Don’t get me wrong, most of us like to laugh at a bit of dirty humor here and there, but it seems that in the media and among the general youth population today, sex is such a “taboo” subject that we often resort to belittling it with a corny joke.

The use of sexual jokes in comedy is very much an American concept. Although it comes up in other cultures, there is a different attitude towards sex, and sexuality in general in the United States. In a funny way, we have a very “perverted” view of sex.

It is very easy to see that this attitude comes from the media. It is reiterated over and over again by concerned mothers all over the country, who worry that their middle-school daughter will start having sex before she even outgrows her training bra.

The phrase “sex sells” clearly defines the way the media and advertising works. We can’t deny that anyone, male or female, young or old, is more drawn to an attractive model showcasing a product rather than just the product by itself.

It is obvious that these companies want to sell you their product, but that’s not how they get you to spend your hard-earned money. What they are really doing is selling you on the idea that if you buy whatever it is they are promoting, that you are buying your way closer to the satisfaction of your desire.

For instance, if you buy that bottle of Axe body spray (after watching the hot and heavy commercials), you’re subliminally hoping this will attract women to you. Because who cares about charm and chivalry when you can literally spray on a “babe magnet?”

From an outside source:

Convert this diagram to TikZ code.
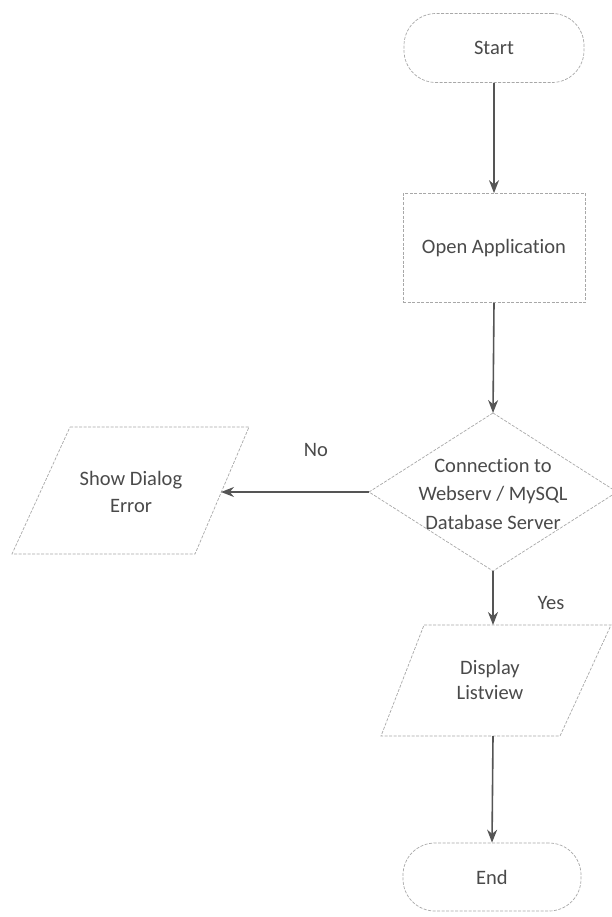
\documentclass[tikz,border=0pt]{standalone}
\usepackage{fontspec}
\setmainfont{Carlito}[Ligatures=NoCommon]
\usetikzlibrary{shapes.geometric,arrows.meta}
\definecolor{txt}{HTML}{4A4A4A}
\definecolor{edge}{HTML}{A8A8A8}
\definecolor{arr}{HTML}{555555}
\tikzset{
  outline/.style={draw=edge, line width=0.7pt, dash pattern=on 3pt off 1.5pt},
  lbl/.style={text=txt, font=\fontsize{20.5}{27}\selectfont, align=center},
  termbox/.style={outline, lbl, rounded corners=32pt, minimum width=180pt, minimum height=69pt, inner sep=0pt},
  procbox/.style={outline, lbl, minimum width=182pt, minimum height=109pt, inner sep=0pt},
  flow/.style={draw=arr, line width=1.6pt, -{Stealth[length=13pt,width=10pt]}},
}
\begin{document}
\begin{tikzpicture}[x=1pt,y=-1pt]
\useasboundingbox (0,0) rectangle (612,917);
\fill[white] (0,0) rectangle (612,917);

\node[termbox] (start) at (494,48) {Start};
\node[procbox] (open) at (494,248) {Open Application};

% Decision diamond
\coordinate (decN) at (493,413);
\coordinate (decW) at (369,492);
\coordinate (decS) at (493,571);
\coordinate (decE) at (617,492);
\draw[outline] (decN) -- (decE) -- (decS) -- (decW) -- cycle;
\node[lbl, font=\fontsize{20.5}{28.5}\selectfont] (dec) at (493,494) {Connection to\\Webserv / MySQL\\Database Server};

% Show Dialog Error parallelogram
\draw[outline] (70,427) -- (249,427) -- (195,554) -- (12,554) -- cycle;
\node[lbl] (err) at (131,492) {Show Dialog\\Error};
\coordinate (errE) at (221,492);

% Display Listview parallelogram
\draw[outline] (424,625) -- (611,625) -- (560,736) -- (381,736) -- cycle;
\node[lbl, font=\fontsize{20.5}{25}\selectfont] (disp) at (490,680) {Display\\Listview};
\coordinate (dispN) at (493,625);
\coordinate (dispS) at (493,736);

\node[termbox, minimum width=178pt, minimum height=68pt] (end) at (492,877) {End};

\draw[flow] (start.south) -- (open.north);
\draw[flow] (open.south) -- (decN);
\draw[flow] (decW) -- (errE);
\draw[flow] (decS) -- (dispN);
\draw[flow] (dispS) -- (end.north);

\node[lbl] (no) at (316,450) {No};
\node[lbl] (yes) at (551,603) {Yes};
\end{tikzpicture}
\end{document}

But what does this teach us about sex? That it comes from a product? While it’s true that everyone appreciates a well-kept appearance, in reality these are just material objects that come in the way of our understanding of what sexuality really is.

We are all sexual creatures, and it comes down to hormones and the sexiest organ of all, the brain. What turns me on may not turn you on, but that’s okay because sexuality is a personal thing. We should be able to express our ideas about sexuality without instantly reverting to a perverted joke. If we take the taboo out of sexuality we can start to appreciate the beauty of it.

Sex, and sexuality in general, is a natural expression not only of love but also of the beauty, creativity and diversity of people all over the world. And that’s not something you can wrap in plastic.